When I went home we decided to make it official and to try and make it work long distance. Four months on and I find myself really struggling. We have a big argument/fight almost every week and I’m wondering if it’s due to the distance or if we’re just not meant to be. I feel like we’re very different people. He’s a dreamer and I’m a realist. He’s the kind of person to make big plans but to not think about the logistics of his plans if that makes sense.
I’m due to fly to the US next month for 3 weeks, to stay with him and meet his family but whenever I think about booking flights I get really hesitant. Our romance was a real whirlwind and 3 months in we both said we loved each other and we’ve already discussed the future: marriage/engagement timeline, kids, relocation to close the distance…

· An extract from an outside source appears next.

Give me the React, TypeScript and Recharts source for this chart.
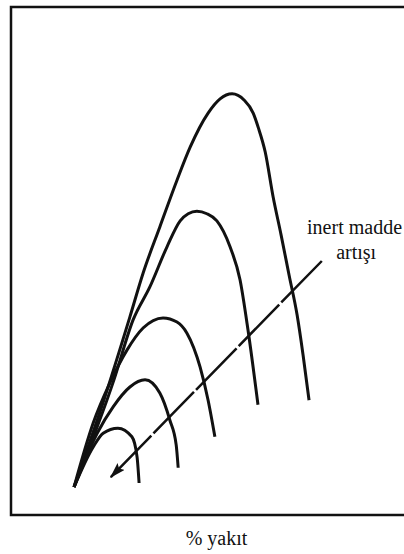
import React from 'react';
import { LineChart, Line, XAxis, YAxis, ReferenceArea, ReferenceDot, Label } from 'recharts';

// % yakıt (x) vs. alev hızı (y) in 0..100 units
const curve1 = [
  { x: 15.8, y: 5.5 }, { x: 23.1, y: 22.2 }, { x: 29.8, y: 39.0 }, { x: 33.1, y: 47.6 },
  { x: 37.3, y: 56.7 }, { x: 41.6, y: 65.9 }, { x: 44.9, y: 72.4 }, { x: 49.4, y: 79.1 },
  { x: 52.4, y: 81.9 }, { x: 55.4, y: 82.9 }, { x: 58.4, y: 81.7 }, { x: 60.7, y: 79.1 },
  { x: 62.0, y: 76.2 }, { x: 63.7, y: 71.5 }, { x: 65.7, y: 62.6 }, { x: 67.7, y: 55.1 },
  { x: 69.7, y: 47.2 }, { x: 71.7, y: 39.4 }, { x: 73.2, y: 31.5 }, { x: 74.7, y: 22.6 },
];
const curve2 = [
  { x: 15.8, y: 5.5 }, { x: 25.8, y: 26.6 }, { x: 30.6, y: 38.4 }, { x: 34.8, y: 44.9 },
  { x: 39.1, y: 52.8 }, { x: 42.4, y: 57.9 }, { x: 44.4, y: 59.3 }, { x: 46.6, y: 59.8 },
  { x: 49.1, y: 59.3 }, { x: 51.6, y: 57.9 }, { x: 54.9, y: 52.8 }, { x: 57.4, y: 46.3 },
  { x: 59.4, y: 36.4 }, { x: 61.9, y: 21.7 },
];
const curve3 = [
  { x: 15.8, y: 5.5 }, { x: 20.6, y: 18.1 }, { x: 24.8, y: 26.0 }, { x: 29.1, y: 32.5 },
  { x: 33.1, y: 36.8 }, { x: 38.1, y: 38.8 }, { x: 41.6, y: 38.0 }, { x: 44.1, y: 35.8 },
  { x: 47.4, y: 29.1 }, { x: 49.4, y: 22.6 }, { x: 51.1, y: 15.4 },
];
const curve4 = [
  { x: 15.8, y: 5.5 }, { x: 21.6, y: 16.1 }, { x: 25.6, y: 21.3 }, { x: 29.8, y: 25.2 },
  { x: 33.6, y: 26.6 }, { x: 37.3, y: 24.0 }, { x: 39.8, y: 18.7 }, { x: 41.4, y: 13.8 },
  { x: 41.9, y: 9.3 },
];
const curve5 = [
  { x: 15.8, y: 5.5 }, { x: 20.6, y: 13.4 }, { x: 23.1, y: 16.1 }, { x: 26.8, y: 17.1 },
  { x: 30.3, y: 15.4 }, { x: 31.6, y: 11.4 }, { x: 32.1, y: 6.3 },
];
// inert madde artışı arrow, tail -> head
const arrow = [{ x: 77.9, y: 50.0 }, { x: 24.8, y: 7.3 }];

const curves = [curve1, curve2, curve3, curve4, curve5];
const ink = '#111';
const textStyle = { fontFamily: '"Liberation Serif", "DejaVu Serif", serif', fontSize: 20, fill: ink };

// text centred on the reference dot
const centred = (value: string) => (props: any) => {
  const vb = props.viewBox || {};
  const cx = vb.x + (vb.width || 0) / 2;
  const cy = vb.y + (vb.height || 0) / 2;
  return (
    <text x={cx} y={cy} dy="0.33em" textAnchor="middle" style={textStyle}>{value}</text>
  );
};

const axisTitle = (props: any) => {
  const vb = props.viewBox || {};
  return (
    <text x={vb.x + vb.width / 2 + 6} y={vb.y + vb.height - 9} textAnchor="middle" style={textStyle}>
      % yakıt
    </text>
  );
};

export default function App() {
  return (
    <div style={{ position: 'absolute', left: 0, top: 0, width: 404, height: 554, overflow: 'hidden', background: '#fff' }}>
      <svg width={0} height={0} style={{ position: 'absolute' }}>
        <defs>
          <marker id="arrowHead" markerUnits="userSpaceOnUse" markerWidth={17} markerHeight={10}
            refX={16} refY={5} orient="auto">
            <path d="M0,0 L16,5 L0,10 L3,5 Z" fill={ink} />
          </marker>
        </defs>
      </svg>
      <LineChart width={410} height={554} margin={{ top: 7, right: 0, bottom: 0, left: 11 }}>
        <XAxis type="number" dataKey="x" domain={[0, 100]} height={39}
          axisLine={false} tickLine={false} tick={false}>
          <Label content={axisTitle} />
        </XAxis>
        <YAxis type="number" dataKey="y" domain={[0, 100]} hide />
        <ReferenceArea x1={0} x2={100} y1={0} y2={100} fill="none" stroke={ink} strokeWidth={2.5} />
        {curves.map((c, i) => (
          <Line key={i} data={c} dataKey="y" type="monotone" stroke={ink} strokeWidth={3}
            dot={false} activeDot={false} isAnimationActive={false} />
        ))}
        <Line data={arrow} dataKey="y" type="linear" stroke={ink} strokeWidth={2.5}
          strokeDasharray="58 3" markerEnd="url(#arrowHead)"
          dot={false} activeDot={false} isAnimationActive={false} />
        <ReferenceDot x={86.1} y={56.7} r={0.01} fill="none" stroke="none">
          <Label content={centred('inert madde')} />
        </ReferenceDot>
        <ReferenceDot x={86.5} y={51.6} r={0.01} fill="none" stroke="none">
          <Label content={centred('artışı')} />
        </ReferenceDot>
      </LineChart>
    </div>
  );
}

Our biggest issues at the moment are the constant arguments/fights. We’re good for a few days and then we fight. We’re good again and another fight. This pattern only started a few weeks ago. My biggest issue is that I feel like I put in all the work. I’m a community nurse and I’m an avid traveller so I ask for a lot of time off work. I’m going away this month for 10 days and when I spoke to my boss about taking 3 weeks off in May/June to head to America, they weren’t very happy with me. We’ve kind of come to this unofficial agreement that if I work on weekends when asked to, I can’t turn it down and in return, I’d be allowed more leave next month.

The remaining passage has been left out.